As coisas não correram como esperado, mas, talvez empolado pelo ‘mito’ dos videojogos, o Belenenses apostou no avançado, então já com 21 anos. E foi só aí que Roncatto percebeu o porquê de tanta expectativa.
“Só comecei a ter noção quando fui para Portugal, aí é que fiquei a saber o que era o CM. Nem imaginava o que era. Até porque aqui no Brasil era muito diferente. Agora todos têm computador, mas, antigamente, eu não vivia muito com computador. As minhas amizades eram feitas na rua”, lembra.
No Restelo, o brasileiro encontrou uma “equipa muito boa”, que podia “ter ido mais além, se não tivesse surgido o caso do Meyong”, altura em que o Belenenses perdeu seis pontos e desceu para o oitavo lugar da classificação.
Se a primeira temporada correu bem, a segunda nem tanto. “Pressionava-me muito a mim mesmo para atingir objetivos e acabava por não dar certo”, lamenta. Seguiu-se um curto período no Paços de Ferreira. Depois, os cipriotas do Ermis Aradippou, quanto começou a ‘derrocada’.
“Podia ter continuado em Portugal, rendido mais e, quem sabe, ter ido para uma equipa grande. Mas acabei por olhar para o lado financeiro e fui embora para o Chipre”, recorda, desgostoso, admitindo que “foi uma decisão difícil”.
“Não conhecia o Chipre, não sabia nada. A única coisa que sabia é que tinha uma equipa na Liga dos Campeões.
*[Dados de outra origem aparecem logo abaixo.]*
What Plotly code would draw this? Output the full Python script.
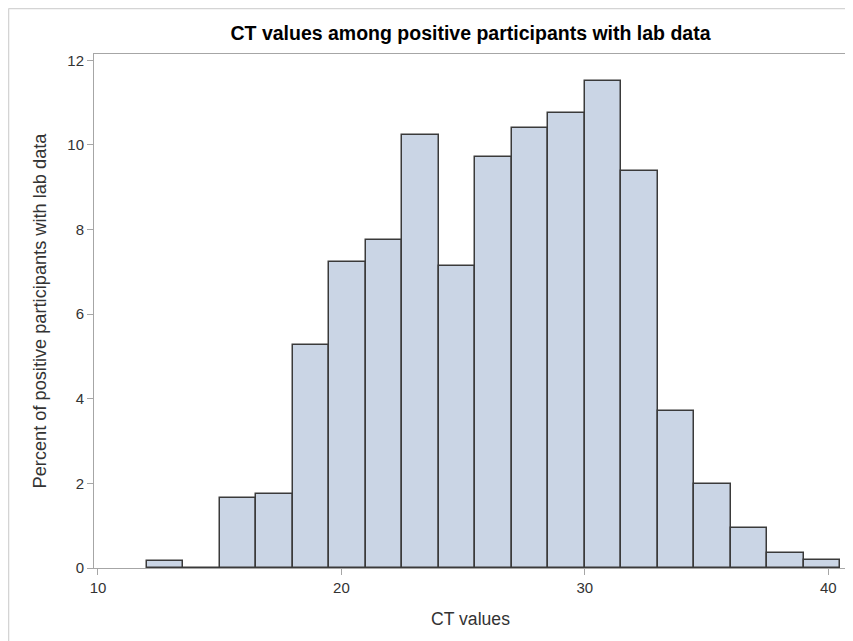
import plotly.graph_objects as go

# Histogram data (bin width 1.5)
bin_starts = [12.0, 13.5, 15.0, 16.5, 18.0, 19.5, 21.0, 22.5, 24.0, 25.5,
              27.0, 28.5, 30.0, 31.5, 33.0, 34.5, 36.0, 37.5, 39.0]
percents = [0.17, 0.0, 1.65, 1.74, 5.26, 7.23, 7.75, 10.24, 7.14, 9.72,
            10.40, 10.75, 11.52, 9.38, 3.71, 1.98, 0.95, 0.36, 0.18]
bin_width = 1.5
x_ticks = [10, 20, 30, 40]
y_ticks = [0, 2, 4, 6, 8, 10, 12]

centers = [s + bin_width / 2 for s in bin_starts]

fig = go.Figure()
fig.add_trace(go.Bar(
    x=centers, y=percents, width=bin_width,
    marker=dict(color="#CAD5E5", line=dict(color="#3a3a3a", width=1.5)),
    hoverinfo="x+y",
))

font_family = "Liberation Sans, Arial, Helvetica, sans-serif"
axis_common = dict(
    showline=True, mirror=True, linecolor="#a6a6a6", linewidth=1,
    ticks="outside", ticklen=6, tickcolor="#a6a6a6", tickwidth=1,
    showgrid=False, zeroline=False,
    tickfont=dict(family=font_family, size=15, color="#333333"),
)

W, H = 845, 633
fig.update_layout(
    width=W, height=H,
    margin=dict(l=86, r=6, t=46, b=73),
    paper_bgcolor="white", plot_bgcolor="white",
    showlegend=False,
    bargap=0,
    title=dict(text="<b>CT values among positive participants with lab data</b>",
               x=0.5, xref="paper", xanchor="center",
               y=1 - 25 / H, yref="container", yanchor="middle",
               font=dict(family=font_family, size=19.5, color="#000000")),
    xaxis=dict(range=[9.836, 40.77], tickvals=x_ticks,
               title=dict(text="CT values", standoff=17,
                          font=dict(family=font_family, size=17.6, color="#333333")),
               **axis_common),
    yaxis=dict(range=[0, 12.15], tickvals=y_ticks,
               title=dict(text="Percent of positive participants with lab data", standoff=15,
                          font=dict(family=font_family, size=18.2, color="#333333")),
               **axis_common),
)

# Outer light-gray frame (left and top edges)
fig.add_shape(type="line", xref="paper", yref="paper",
              x0=-0.1135, x1=-0.1135, y0=1.0885, y1=-0.16,
              line=dict(color="#d4d4d4", width=1.5), layer="below")
fig.add_shape(type="line", xref="paper", yref="paper",
              x0=-0.1135, x1=1.02, y0=1.0885, y1=1.0885,
              line=dict(color="#d4d4d4", width=1.5), layer="below")

fig.write_html("out.html")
Mas jogavam lá alguns portugueses. O Wender, que tinha jogado no Sporting de Braga e no Sporting, também estava lá e falou-me muito bem do país. Olhei para o lado financeiro e deixei um país muito evoluído a nível do futebol”, reconhece.
Quando parecia que não podia piorar… piorou. “A minha carreira deu uma queda. Foi complicado. Quando sai do Chipre fui para a Bulgária [Beroe] e não me adaptei àquele futebol. Fiquei lá seis meses e depois fui para a Grécia [Niki Volos]. Foi muito complicado, não recebia salários. Ainda hoje não recebi nada”.
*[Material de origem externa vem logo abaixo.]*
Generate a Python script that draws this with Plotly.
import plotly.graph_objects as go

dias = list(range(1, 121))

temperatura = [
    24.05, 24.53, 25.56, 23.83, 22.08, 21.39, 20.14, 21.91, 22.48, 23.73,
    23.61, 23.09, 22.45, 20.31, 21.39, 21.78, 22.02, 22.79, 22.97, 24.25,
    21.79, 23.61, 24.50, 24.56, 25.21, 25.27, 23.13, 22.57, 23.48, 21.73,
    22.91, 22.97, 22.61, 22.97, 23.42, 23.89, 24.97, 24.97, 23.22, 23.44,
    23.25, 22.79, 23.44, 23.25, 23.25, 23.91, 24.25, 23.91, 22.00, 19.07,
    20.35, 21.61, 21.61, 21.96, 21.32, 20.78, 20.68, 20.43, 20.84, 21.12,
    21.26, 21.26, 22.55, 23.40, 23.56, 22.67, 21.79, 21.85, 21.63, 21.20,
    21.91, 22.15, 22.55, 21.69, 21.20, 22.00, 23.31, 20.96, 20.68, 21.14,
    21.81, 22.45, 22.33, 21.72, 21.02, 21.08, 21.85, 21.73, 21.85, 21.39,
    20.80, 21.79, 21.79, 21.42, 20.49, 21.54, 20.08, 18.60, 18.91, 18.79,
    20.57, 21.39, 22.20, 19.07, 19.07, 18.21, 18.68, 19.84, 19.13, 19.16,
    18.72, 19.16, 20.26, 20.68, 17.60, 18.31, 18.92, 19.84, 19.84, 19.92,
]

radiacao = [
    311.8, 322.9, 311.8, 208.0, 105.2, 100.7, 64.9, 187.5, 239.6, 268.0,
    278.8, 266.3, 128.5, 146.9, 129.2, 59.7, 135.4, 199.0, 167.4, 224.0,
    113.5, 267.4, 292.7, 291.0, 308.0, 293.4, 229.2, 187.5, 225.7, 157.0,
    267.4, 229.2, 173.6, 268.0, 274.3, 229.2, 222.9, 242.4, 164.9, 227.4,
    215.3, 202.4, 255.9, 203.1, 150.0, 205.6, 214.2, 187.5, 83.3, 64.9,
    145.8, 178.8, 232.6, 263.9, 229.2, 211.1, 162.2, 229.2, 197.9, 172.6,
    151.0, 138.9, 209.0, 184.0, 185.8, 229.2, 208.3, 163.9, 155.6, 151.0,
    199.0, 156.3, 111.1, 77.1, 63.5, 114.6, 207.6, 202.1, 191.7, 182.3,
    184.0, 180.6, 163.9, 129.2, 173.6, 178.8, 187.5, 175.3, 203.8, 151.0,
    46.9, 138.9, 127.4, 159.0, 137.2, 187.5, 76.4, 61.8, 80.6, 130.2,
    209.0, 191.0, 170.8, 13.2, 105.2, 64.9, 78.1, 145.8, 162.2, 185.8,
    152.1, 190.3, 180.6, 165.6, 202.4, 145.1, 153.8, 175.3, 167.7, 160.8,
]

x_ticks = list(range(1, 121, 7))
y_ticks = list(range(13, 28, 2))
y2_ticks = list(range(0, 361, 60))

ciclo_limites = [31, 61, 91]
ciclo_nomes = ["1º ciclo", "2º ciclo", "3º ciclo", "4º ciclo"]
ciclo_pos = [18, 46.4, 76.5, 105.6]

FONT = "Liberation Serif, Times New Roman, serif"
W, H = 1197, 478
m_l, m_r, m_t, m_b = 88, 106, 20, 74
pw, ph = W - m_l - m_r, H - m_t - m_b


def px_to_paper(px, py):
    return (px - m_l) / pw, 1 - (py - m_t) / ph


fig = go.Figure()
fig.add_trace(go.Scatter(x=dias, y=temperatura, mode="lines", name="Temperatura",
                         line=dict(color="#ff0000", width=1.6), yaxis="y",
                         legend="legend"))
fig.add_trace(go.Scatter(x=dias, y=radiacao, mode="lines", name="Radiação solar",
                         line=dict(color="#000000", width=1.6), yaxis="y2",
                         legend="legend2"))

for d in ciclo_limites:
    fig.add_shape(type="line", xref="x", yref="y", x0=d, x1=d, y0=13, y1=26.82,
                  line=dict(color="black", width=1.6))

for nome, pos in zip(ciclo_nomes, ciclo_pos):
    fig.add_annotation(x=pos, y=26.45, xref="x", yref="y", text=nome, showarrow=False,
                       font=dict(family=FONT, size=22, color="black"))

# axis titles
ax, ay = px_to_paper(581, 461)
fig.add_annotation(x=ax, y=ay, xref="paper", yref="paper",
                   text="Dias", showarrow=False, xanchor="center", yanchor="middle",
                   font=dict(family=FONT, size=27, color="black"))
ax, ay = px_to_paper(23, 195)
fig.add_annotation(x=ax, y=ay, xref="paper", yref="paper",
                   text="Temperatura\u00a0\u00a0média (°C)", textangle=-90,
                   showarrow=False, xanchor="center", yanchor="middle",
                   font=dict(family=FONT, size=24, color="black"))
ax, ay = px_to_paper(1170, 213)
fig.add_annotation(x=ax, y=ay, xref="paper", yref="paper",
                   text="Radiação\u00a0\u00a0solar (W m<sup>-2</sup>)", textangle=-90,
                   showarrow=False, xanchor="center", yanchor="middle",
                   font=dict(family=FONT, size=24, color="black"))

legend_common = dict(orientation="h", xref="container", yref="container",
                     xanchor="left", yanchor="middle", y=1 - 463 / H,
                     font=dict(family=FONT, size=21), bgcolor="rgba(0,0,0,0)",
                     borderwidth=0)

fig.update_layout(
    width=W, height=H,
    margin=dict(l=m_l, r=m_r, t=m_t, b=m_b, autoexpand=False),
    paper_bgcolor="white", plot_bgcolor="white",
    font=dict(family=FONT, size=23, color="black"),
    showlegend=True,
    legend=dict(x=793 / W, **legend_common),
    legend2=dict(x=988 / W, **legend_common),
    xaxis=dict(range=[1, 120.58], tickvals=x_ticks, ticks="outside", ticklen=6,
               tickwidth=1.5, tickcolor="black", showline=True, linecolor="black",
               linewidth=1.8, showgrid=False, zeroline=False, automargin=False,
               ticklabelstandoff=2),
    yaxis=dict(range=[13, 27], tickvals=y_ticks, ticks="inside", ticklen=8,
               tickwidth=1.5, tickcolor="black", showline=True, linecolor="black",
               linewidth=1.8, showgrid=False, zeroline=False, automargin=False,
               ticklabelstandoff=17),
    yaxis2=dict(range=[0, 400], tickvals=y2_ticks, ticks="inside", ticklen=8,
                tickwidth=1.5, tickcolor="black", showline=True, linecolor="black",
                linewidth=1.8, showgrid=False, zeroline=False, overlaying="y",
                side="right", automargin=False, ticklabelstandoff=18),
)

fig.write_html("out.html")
Como que dando uma segunda oportunidade a si mesmo, Evandro Roncatto decidiu arriscar num regresso a Portugal. “No Oriental tive uma sequência de jogos, fiz golos… e fui para o Cazaquistão [Irtysh]”.
“Correu muito bem lá. Em quatro meses fiz 12 jogos e seis golos. Tinha tudo para continuar. Mas, infelizmente, não chegámos a acordo, acabei por não ficar lá e voltei ao Brasil”. Quase dez anos depois de abandonar o Guarani rumo ao futebol europeu, o avançado ingressou no Rio Branco, da segunda divisão do Campeonato Paulista.
“Hoje não faço planos. Não sou aquela pessoa obcecada em fazer planos. Às vezes fazemos planos, mas Deus tem algo melhor para a nossa vida. Agora, deixo as coisas acontecer. Deus sabe o que faz e tudo tem a sua hora”, diz.
Com uma carreira cheia de ‘tropeções’ e ‘reviravoltas’, a mítica “máquina de golos” do CM admite que poderia ter dado muito mais, mas avisa: “Nunca vou desanimar e sei que coisas boas vão acontecer no futuro”.
“Tive decisões e escolhas que atrapalharam a minha carreira. Mas cumpri o meu sonho, tornei-me jogador. Sou uma pessoa realizada porque joguei em palcos que nunca imaginei jogar, contra equipas que jamais imaginaria defrontar. Só tenho a agradecer tudo o que aconteceu na minha carreira. E sei que ainda muitas coisas estão para vir”, conclui Evandro Roncatto, o homem que, em tempos, tanta rede virtual fez abanar.